Colombia is fast shedding its image of violence and drug activity. Its capital city is emerging as a friendly place to do business and investors are taking note.
Bogotá is a city transformed. The city of 8 million inhabitants is losing its association with the drug activity, killings and kidnappings that drove away professionals and foreign direct investment. Increasingly, multinational companies are taking interest, workers see opportunities at home and previously dangerous areas are being reborn.
The comparison with neighbouring Venezuela and other volatile economies in Latin America makes Colombia an attractive emerging market. The rate of inflation was 3.7 percent in November, which is below Brazil (6.6 percent), Chile (5.4 percent) and well under Venezuela (63.4 percent) and Argentina (presumed to be around 40 percent). The country has become the third largest economy in the region and FDI inflows have leapt in successive years to $16.8 billion in 2013.
Growth has been particularly concentrated among manufacturing, agribusiness and service sectors such as tourism, IT and private equity. Jobs creation is up and Bogotá’s burgeoning middle class continues to expand, creating further demand for credit. Colombia experienced the biggest inflow of investment in any emerging bond market earlier in 2014.
Foreign investors have identified Bogotá as a desirable location for production as well as an attractive consumer market. US fruit producer Dole has opened production facilities there and coffee giant Starbucks launched a three-storey store in 2014 with plans for a further 50 outlets over the next 5 years. The transformation of the city’s neighbourhoods is easily spotted.
Areas such as Zona Rosa and La Macarena are home to luxury brand boutiques, exclusive clubs as well as an increasingly well educated and young demographic. Expats that sought work abroad are returning and people generally feel safe, even in former crime hot spots such as La Candelaria.
This progress is attributed to policy reform, prudent macroeconomic management and a significant improvement in internal security (the commodity boom of the 2000s also helped to support high growth in Colombia).

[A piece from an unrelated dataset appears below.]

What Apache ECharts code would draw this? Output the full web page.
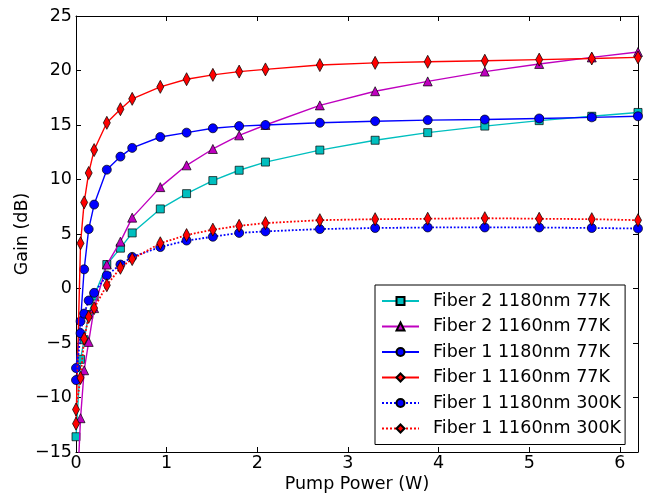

Initiatives to attract business have worked, property is booming and the country is even seen as a place for entrepreneurship to thrive. Yet it is the on going peace process between the government and FARC rebels that has contributed most to the sense of security in Colombia and in its capital city.
While homelessness and crime do persist, the number of homicides per 100,000 people has fallen from a height of 80 in 1993 to just 32 in 2013. The 50-year war with the FARC guerrilla army that took 220,000 lives may be coming to an end. It has restricted the country’s development and modernisation and now, more than before, it is in the interests of both sides to reach an agreement.
Where former president, Álvaro Uribe, took a tough, hawkish stance on negotiations with the FARC, his successor Juan Manual Santos has opted for more open dialogue with the rebel group in the Havana discussions. The two have clashed repeatedly on the issue (it formed a significant component on the presidential elections in May 2014) and Uribe, who remains a central political actor, rejects the incumbent’s decision to enter talks before the FARC have disarmed.
This stance towards a settlement has public support. Thousands marched in Bogotá in protest at the amnesty being offered to the rebels and demanded that no peace be given at the price of ‘impunity’. For many, the conflict cannot be forgotten so easily and many feel the rebels must be made to pay for the kidnappings, killings and drug activities committed.
The recent kidnapping of a high-rank general of the Colombian military looked set to derail the process, sending the negotiations the same way as the failed peace talks of 2002. Indeed Colombians are sceptical that the FARC would commit to any deal given their history of breaking ceasefire.
But there are positive signs that talks will continue and a settlement can be reached. Santos’s government is committed to a solution ‘before the end of 2015’ and current talks represent the most likely end to the conflict in over a decade. Their success will depend on the stance taken by the FARC regarding demilitarisation and Colombian support for peace. As Uribe’s followers demonstrate, it is a delicate issue and many do not accept the current offer of being made to the rebels.
Bogotá has come a long way in 25 years. Property prices are rising quickly, and affluent neighbourhoods have emerged from previously dangerous areas. The city is increasingly open for business, a fact made clear by its significant share of Colombia’s GDP (around a quarter), and foreign investors and companies are interested. The continuation of the peace process, and its outcome in 2015 may further strengthen a growing sense of security and the city’s claim to being a booming place to do business.